As the leader of Burma’s National League for Democracy (NLD), Aung San Suu Kyi will in April run in the first ever by-elections in which she and the NLD are eligible. After struggling under the yoke of a military junta from 1962 to 2010, Burma is now poised for a transition from dictatorship to democracy.
Suu Kyi is the daughter of General Aung San, an independence leader who led Burma towards freedom from British colonial rule, but was assassinated in 1947 shortly before it became reality. Although political leadership lies in her blood, her politicization was by no means straightforward. Her young adult life was spent in Britain, where she had moved in 1964 to pursue a degree at Oxford.
There she met her future husband, Michael Aris, and after marrying in 1972, they settled down to a relatively comfortable and quiet life with their two sons in the suburbs of Oxford.

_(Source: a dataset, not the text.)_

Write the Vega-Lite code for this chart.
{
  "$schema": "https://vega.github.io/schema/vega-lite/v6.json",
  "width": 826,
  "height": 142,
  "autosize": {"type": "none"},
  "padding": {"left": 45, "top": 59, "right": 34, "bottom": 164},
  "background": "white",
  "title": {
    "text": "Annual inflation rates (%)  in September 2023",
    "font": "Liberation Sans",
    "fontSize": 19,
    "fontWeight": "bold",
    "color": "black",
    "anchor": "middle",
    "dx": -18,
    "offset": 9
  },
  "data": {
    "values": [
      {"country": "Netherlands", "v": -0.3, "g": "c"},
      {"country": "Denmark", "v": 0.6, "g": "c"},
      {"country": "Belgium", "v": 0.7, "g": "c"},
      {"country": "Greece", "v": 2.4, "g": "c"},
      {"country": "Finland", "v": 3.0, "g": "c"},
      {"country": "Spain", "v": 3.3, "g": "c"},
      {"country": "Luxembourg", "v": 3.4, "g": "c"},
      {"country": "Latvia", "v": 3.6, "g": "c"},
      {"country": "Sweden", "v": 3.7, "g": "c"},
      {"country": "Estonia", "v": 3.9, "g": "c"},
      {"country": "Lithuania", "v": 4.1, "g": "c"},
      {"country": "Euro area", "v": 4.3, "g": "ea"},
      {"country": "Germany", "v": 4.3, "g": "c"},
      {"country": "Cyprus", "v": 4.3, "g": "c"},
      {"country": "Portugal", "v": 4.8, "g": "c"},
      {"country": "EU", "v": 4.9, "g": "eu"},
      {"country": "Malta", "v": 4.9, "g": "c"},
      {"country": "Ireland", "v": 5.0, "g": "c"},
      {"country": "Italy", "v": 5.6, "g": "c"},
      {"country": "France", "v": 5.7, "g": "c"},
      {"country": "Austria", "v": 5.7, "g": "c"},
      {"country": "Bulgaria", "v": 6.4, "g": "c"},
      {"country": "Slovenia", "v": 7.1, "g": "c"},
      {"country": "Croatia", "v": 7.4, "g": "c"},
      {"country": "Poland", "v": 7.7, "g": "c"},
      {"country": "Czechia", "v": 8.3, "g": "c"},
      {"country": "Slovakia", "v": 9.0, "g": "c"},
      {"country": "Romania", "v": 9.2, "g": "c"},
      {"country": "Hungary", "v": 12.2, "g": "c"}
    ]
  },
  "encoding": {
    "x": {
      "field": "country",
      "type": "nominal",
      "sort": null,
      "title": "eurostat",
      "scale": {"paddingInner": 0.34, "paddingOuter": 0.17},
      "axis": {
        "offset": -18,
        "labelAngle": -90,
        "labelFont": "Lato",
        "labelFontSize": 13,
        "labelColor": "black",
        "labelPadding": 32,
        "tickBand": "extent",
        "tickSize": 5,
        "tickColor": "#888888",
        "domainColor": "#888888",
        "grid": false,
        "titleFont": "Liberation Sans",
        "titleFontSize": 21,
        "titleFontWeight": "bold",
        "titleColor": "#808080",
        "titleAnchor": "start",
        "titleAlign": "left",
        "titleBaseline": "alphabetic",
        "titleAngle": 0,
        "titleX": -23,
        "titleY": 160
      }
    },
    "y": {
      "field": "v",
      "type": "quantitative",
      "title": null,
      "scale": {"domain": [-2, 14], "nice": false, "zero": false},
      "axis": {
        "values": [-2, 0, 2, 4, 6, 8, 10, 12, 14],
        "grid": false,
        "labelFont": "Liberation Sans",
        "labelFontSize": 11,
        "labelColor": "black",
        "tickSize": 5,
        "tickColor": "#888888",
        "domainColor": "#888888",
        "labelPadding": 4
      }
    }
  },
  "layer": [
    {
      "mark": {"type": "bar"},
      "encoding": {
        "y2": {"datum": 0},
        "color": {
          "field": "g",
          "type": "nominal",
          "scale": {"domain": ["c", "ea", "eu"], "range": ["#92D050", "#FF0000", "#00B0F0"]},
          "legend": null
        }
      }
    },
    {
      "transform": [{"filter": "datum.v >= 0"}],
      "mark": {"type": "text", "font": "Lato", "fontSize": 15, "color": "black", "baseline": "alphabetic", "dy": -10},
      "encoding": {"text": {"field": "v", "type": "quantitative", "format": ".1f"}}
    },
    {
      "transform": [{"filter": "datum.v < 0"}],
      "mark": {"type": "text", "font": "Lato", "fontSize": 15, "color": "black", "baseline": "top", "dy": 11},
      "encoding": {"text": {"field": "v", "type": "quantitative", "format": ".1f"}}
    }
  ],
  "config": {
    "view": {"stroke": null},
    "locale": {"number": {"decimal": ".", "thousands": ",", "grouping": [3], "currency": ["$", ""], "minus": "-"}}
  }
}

Her life took a dramatic turn in 1988, when she was called to Burma to care for her dying mother. Upon arrival, she found herself in the midst of a political upheaval where the government was killing civilians for opposing them. Seen by many to be the rightful leader, Suu Kyi decided to take up the mantle of democratization and ran as the leader of the NLD in the 1990 elections. Despite the NLD winning the election in a landslide, she could not assume her role as prime minister, for the election results were declared invalid by the dictatorship. As the junta clung to power, Suu Kyi was placed under house arrest, where she would remain for 15 of the next 21 years. In the ensuing decades she suffered not only solitude and imprisonment, but also endured hunger strikes and assassination attempts.

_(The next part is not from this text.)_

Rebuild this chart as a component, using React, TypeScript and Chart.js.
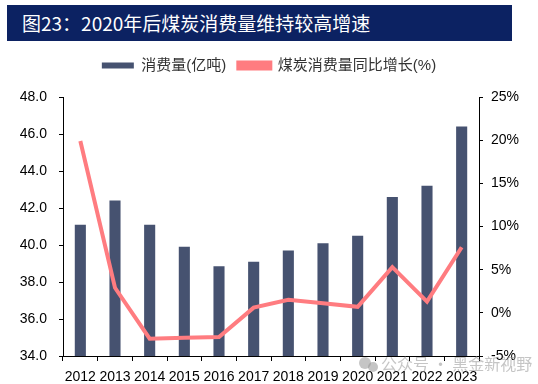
import React, { useEffect, useRef } from "react";
import { Chart, registerables } from "chart.js";

Chart.register(...registerables);

const years = ["2012","2013","2014","2015","2016","2017","2018","2019","2020","2021","2022","2023"];
const consumption = [41.1, 42.4, 41.1, 39.9, 38.85, 39.1, 39.7, 40.1, 40.5, 42.6, 43.2, 46.4];
const growth = [19.9, 2.9, -3.0, -2.9, -2.8, 0.6, 1.5, 1.1, 0.7, 5.3, 1.3, 7.6];
const leftTicks = [34, 36, 38, 40, 42, 44, 46, 48];
const rightTicks = [-5, 0, 5, 10, 15, 20, 25];

const FONT = "'Liberation Sans', Arial, 'Noto Sans CJK SC', sans-serif";

const legendSpacer = {
  id: "legendSpacer",
  beforeLayout(chart: any) {
    const lg = chart.legend;
    if (lg && !lg._spacerPatched) {
      const fit = lg.fit.bind(lg);
      lg.fit = function () {
        fit();
        this.height += 14;
      };
      lg._spacerPatched = true;
    }
  },
};

const watermark = {
  id: "watermark",
  afterDraw(chart: any) {
    const ctx = chart.ctx;
    ctx.save();
    ctx.fillStyle = "rgba(150,150,150,0.55)";
    ctx.beginPath();
    ctx.arc(365, 363, 6, 0, Math.PI * 2);
    ctx.fill();
    ctx.beginPath();
    ctx.arc(373, 367, 5, 0, Math.PI * 2);
    ctx.fill();
    ctx.font = "16px 'Noto Sans CJK SC', sans-serif";
    ctx.textBaseline = "middle";
    ctx.fillText("公众号 · 黑金新视野", 381, 364);
    ctx.restore();
  },
};

export default function App() {
  const ref = useRef<HTMLCanvasElement>(null);
  useEffect(() => {
    if (!ref.current) return;
    const chart = new Chart(ref.current, {
      data: {
        labels: years,
        datasets: [
          {
            type: "line",
            label: "煤炭消费量同比增长(%)",
            data: growth,
            yAxisID: "y1",
            borderColor: "#ff7c80",
            backgroundColor: "#ff7c80",
            borderWidth: 4,
            pointRadius: 0,
            tension: 0,
            order: 0,
          },
          {
            type: "bar",
            label: "消费量(亿吨)",
            data: consumption,
            yAxisID: "y",
            backgroundColor: "#465270",
            barPercentage: 0.32,
            categoryPercentage: 1,
            order: 1,
          },
        ],
      } as any,
      options: {
        animation: false,
        responsive: false,
        maintainAspectRatio: false,
        layout: { padding: { top: 46, left: 0, right: 0, bottom: 0 } },
        plugins: {
          tooltip: { enabled: false },
          legend: {
            display: true,
            position: "top",
            reverse: true,
            labels: {
              boxWidth: 32,
              boxHeight: 6,
              color: "#333",
              font: { family: FONT, size: 15 },
              padding: 12,
            },
          },
        },
        scales: {
          x: {
            offset: true,
            afterFit(s: any) { s.height = 28; },
            grid: { display: true, drawOnChartArea: false, offset: true, tickLength: 5, color: "#000", tickColor: "#000" },
            border: { color: "#000", width: 1 },
            ticks: { color: "#000", font: { family: FONT, size: 14 }, autoSkip: false, maxRotation: 0, padding: 8 },
          },
          y: {
            position: "left",
            min: 34,
            max: 48,
            afterFit(s: any) { s.width = 63; },
            afterBuildTicks(s: any) { s.ticks = leftTicks.map((v) => ({ value: v })); },
            grid: { drawOnChartArea: false, tickLength: 4, tickColor: "#000" },
            border: { color: "#000", width: 1 },
            ticks: {
              color: "#000",
              font: { family: FONT, size: 14 },
              padding: 12,
              callback: (v: any) => Number(v).toFixed(1),
            },
          },
          y1: {
            position: "right",
            min: -5,
            max: 25,
            afterFit(s: any) { s.width = 59; },
            afterBuildTicks(s: any) { s.ticks = rightTicks.map((v) => ({ value: v })); },
            grid: { drawOnChartArea: false, tickLength: 4, tickColor: "#000" },
            border: { color: "#000", width: 1 },
            ticks: {
              color: "#000",
              font: { family: FONT, size: 14 },
              padding: 8,
              callback: (v: any) => `${v}%`,
            },
          },
        },
      } as any,
      plugins: [legendSpacer, watermark],
    });
    return () => chart.destroy();
  }, []);

  return (
    <div style={{ position: "absolute", left: 0, top: 0, width: 538, height: 384, background: "#fff" }}>
      <canvas ref={ref} width={538} height={384} style={{ position: "absolute", left: 0, top: 0 }} />
      <div
        style={{
          position: "absolute",
          left: 7,
          top: 5,
          width: 505,
          height: 36,
          background: "#0c2262",
          color: "#fff",
          fontFamily: "'Noto Sans CJK SC', sans-serif",
          fontSize: 19,
          lineHeight: "36px",
          paddingLeft: 15,
          boxSizing: "border-box",
          whiteSpace: "nowrap",
        }}
      >
        图23：2020年后煤炭消费量维持较高增速
      </div>
    </div>
  );
}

For her courage, she was in 1991 awarded the Nobel Peace Prize. Her determination however has not been without an immense sacrifice. Although she was freed from her house arrest between 1995 and 2000, she was forced to remain in Burma while her husband was terminally ill. Throughout her 22 years in Burma, she saw her husband and children only twice, as leaving the country would mean giving in to the dictatorship.
Next month’s elections will hopefully provide her and the Burmese people much reason to look positively towards a more open and egalitarian future.